• Recorded information:

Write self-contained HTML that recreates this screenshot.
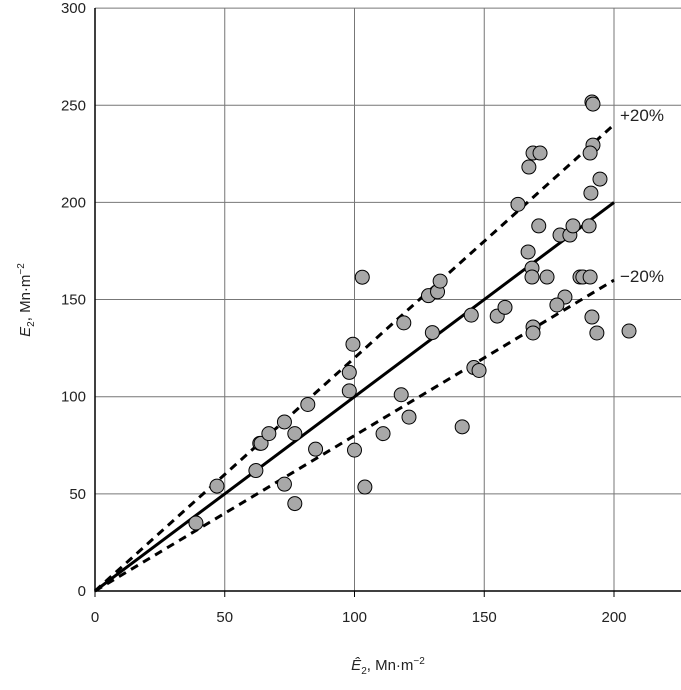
<!DOCTYPE html>
<html><head><meta charset="utf-8"><style>
body{margin:0;background:#fff}
svg text{font-family:"Liberation Sans",sans-serif;fill:#222}
</style></head><body>
<svg id="chart" width="681" height="685" xmlns="http://www.w3.org/2000/svg">
<g id="grid"></g><g id="lines"></g><g id="pts"></g><g id="ticks"></g>
<text x="620" y="121" font-size="17">+20%</text>
<text x="620" y="282" font-size="17">−20%</text>
<text transform="translate(30,300) rotate(-90)" text-anchor="middle" font-size="15"><tspan font-style="italic">E</tspan><tspan font-size="10" dy="4">2</tspan><tspan dy="-4">, Mn·m</tspan><tspan font-size="10" dy="-6">−2</tspan></text>
<text x="388" y="670" text-anchor="middle" font-size="15"><tspan font-style="italic">Ê</tspan><tspan font-size="10" dy="4">2</tspan><tspan dy="-4">, Mn·m</tspan><tspan font-size="10" dy="-6">−2</tspan></text>
</svg>
<script>
const xTicks=[0,50,100,150,200];
const yTicks=[0,50,100,150,200,250,300];
const xs=[38.9,47,62,63.5,64,67,73,73,77,77,82,85,98,98,99.4,100,103,104,111,118,119,121,128.5,130,132,133,141.5,145,146,148,155,158,163,168.8,171.5,167.2,191.5,191.9,191.9,190.8,194.6,191.1,171,179.2,183,184.2,190.4,166.9,168.4,168.4,174.2,186.9,188,190.8,181.1,178,191.5,168.8,168.8,193.4,205.8];
const ys=[35,54,62,76,76,81,87,55,81,45,96,73,112.5,103,127,72.5,161.5,53.5,81,101,138,89.5,152,133,154,159.5,84.5,142,115,113.5,141.5,146,199,225.4,225.4,218.2,251.7,250.6,229.5,225.4,212,204.8,187.9,183.2,183.2,187.9,187.9,174.5,166.2,161.6,161.6,161.6,161.6,161.6,151.3,147.2,141,135.9,132.8,132.8,133.8];
const refLines=[{f:1,dash:null},{f:1.2,dash:"8,6"},{f:0.8,dash:"8,6"}];
const X=v=>95+v*2.595, Y=v=>591-v*1.943;
const NS="http://www.w3.org/2000/svg";
function mk(p,t,a){const e=document.createElementNS(NS,t);for(const k in a)e.setAttribute(k,a[k]);document.getElementById(p).appendChild(e);return e;}
yTicks.forEach(v=>{if(v>0){const l=mk('grid','line',{x1:95,x2:681,y1:Y(v),y2:Y(v),stroke:'#777','stroke-width':1});

}
const t=mk('ticks','text',{x:86,y:Y(v)+5,'text-anchor':'end','font-size':15});t.textContent=v;

});
xTicks.forEach(v=>{if(v>0){const l=mk('grid','line',{x1:X(v),x2:X(v),y1:8,y2:591,stroke:'#777','stroke-width':1});

}
const t=mk('ticks','text',{x:X(v),y:622,'text-anchor':'middle','font-size':15});t.textContent=v;


const tk=mk('grid','line',{x1:X(v),x2:X(v),y1:591,y2:597,stroke:'#000'});

});
const ax=mk('grid','path',{d:'M95,8 V591 H681',fill:'none',stroke:'#000','stroke-width':1.5});


refLines.forEach(r=>{const a={x1:X(0),y1:Y(0),x2:X(200),y2:Y(200*r.f),stroke:'#000','stroke-width':3};if(r.dash)a['stroke-dasharray']=r.dash;
const l=mk('lines','line',a);

});
xs.forEach((x,i)=>{const c=mk('pts','circle',{cx:X(x),cy:Y(ys[i]),r:7,fill:'#a8a8a8',stroke:'#000','stroke-width':1});

});
</script>
</body></html>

• Exercise prompt:
Output the data above without changes, apart from leaving out the pictures.

• Response:
Write self-contained HTML that recreates this screenshot.
<!DOCTYPE html>
<html><head><meta charset="utf-8"><style>
body{margin:0;background:#fff}
svg text{font-family:"Liberation Sans",sans-serif;fill:#222}
</style></head><body>
<svg id="chart" width="681" height="685" xmlns="http://www.w3.org/2000/svg">
<g id="grid"></g><g id="lines"></g><g id="pts"></g><g id="ticks"></g>
<text x="620" y="121" font-size="17">+20%</text>
<text x="620" y="282" font-size="17">−20%</text>
<text transform="translate(30,300) rotate(-90)" text-anchor="middle" font-size="15"><tspan font-style="italic">E</tspan><tspan font-size="10" dy="4">2</tspan><tspan dy="-4">, Mn·m</tspan><tspan font-size="10" dy="-6">−2</tspan></text>
<text x="388" y="670" text-anchor="middle" font-size="15"><tspan font-style="italic">Ê</tspan><tspan font-size="10" dy="4">2</tspan><tspan dy="-4">, Mn·m</tspan><tspan font-size="10" dy="-6">−2</tspan></text>
</svg>
<script>
const xTicks=[0,50,100,150,200];
const yTicks=[0,50,100,150,200,250,300];
const xs=[38.9,47,62,63.5,64,67,73,73,77,77,82,85,98,98,99.4,100,103,104,111,118,119,121,128.5,130,132,133,141.5,145,146,148,155,158,163,168.8,171.5,167.2,191.5,191.9,191.9,190.8,194.6,191.1,171,179.2,183,184.2,190.4,166.9,168.4,168.4,174.2,186.9,188,190.8,181.1,178,191.5,168.8,168.8,193.4,205.8];
const ys=[35,54,62,76,76,81,87,55,81,45,96,73,112.5,103,127,72.5,161.5,53.5,81,101,138,89.5,152,133,154,159.5,84.5,142,115,113.5,141.5,146,199,225.4,225.4,218.2,251.7,250.6,229.5,225.4,212,204.8,187.9,183.2,183.2,187.9,187.9,174.5,166.2,161.6,161.6,161.6,161.6,161.6,151.3,147.2,141,135.9,132.8,132.8,133.8];
const refLines=[{f:1,dash:null},{f:1.2,dash:"8,6"},{f:0.8,dash:"8,6"}];
const X=v=>95+v*2.595, Y=v=>591-v*1.943;
const NS="http://www.w3.org/2000/svg";
function mk(p,t,a){const e=document.createElementNS(NS,t);for(const k in a)e.setAttribute(k,a[k]);document.getElementById(p).appendChild(e);return e;}
yTicks.forEach(v=>{if(v>0){const l=mk('grid','line',{x1:95,x2:681,y1:Y(v),y2:Y(v),stroke:'#777','stroke-width':1});

}
const t=mk('ticks','text',{x:86,y:Y(v)+5,'text-anchor':'end','font-size':15});t.textContent=v;

});
xTicks.forEach(v=>{if(v>0){const l=mk('grid','line',{x1:X(v),x2:X(v),y1:8,y2:591,stroke:'#777','stroke-width':1});

}
const t=mk('ticks','text',{x:X(v),y:622,'text-anchor':'middle','font-size':15});t.textContent=v;


const tk=mk('grid','line',{x1:X(v),x2:X(v),y1:591,y2:597,stroke:'#000'});

});
const ax=mk('grid','path',{d:'M95,8 V591 H681',fill:'none',stroke:'#000','stroke-width':1.5});


refLines.forEach(r=>{const a={x1:X(0),y1:Y(0),x2:X(200),y2:Y(200*r.f),stroke:'#000','stroke-width':3};if(r.dash)a['stroke-dasharray']=r.dash;
const l=mk('lines','line',a);

});
xs.forEach((x,i)=>{const c=mk('pts','circle',{cx:X(x),cy:Y(ys[i]),r:7,fill:'#a8a8a8',stroke:'#000','stroke-width':1});

});
</script>
</body></html>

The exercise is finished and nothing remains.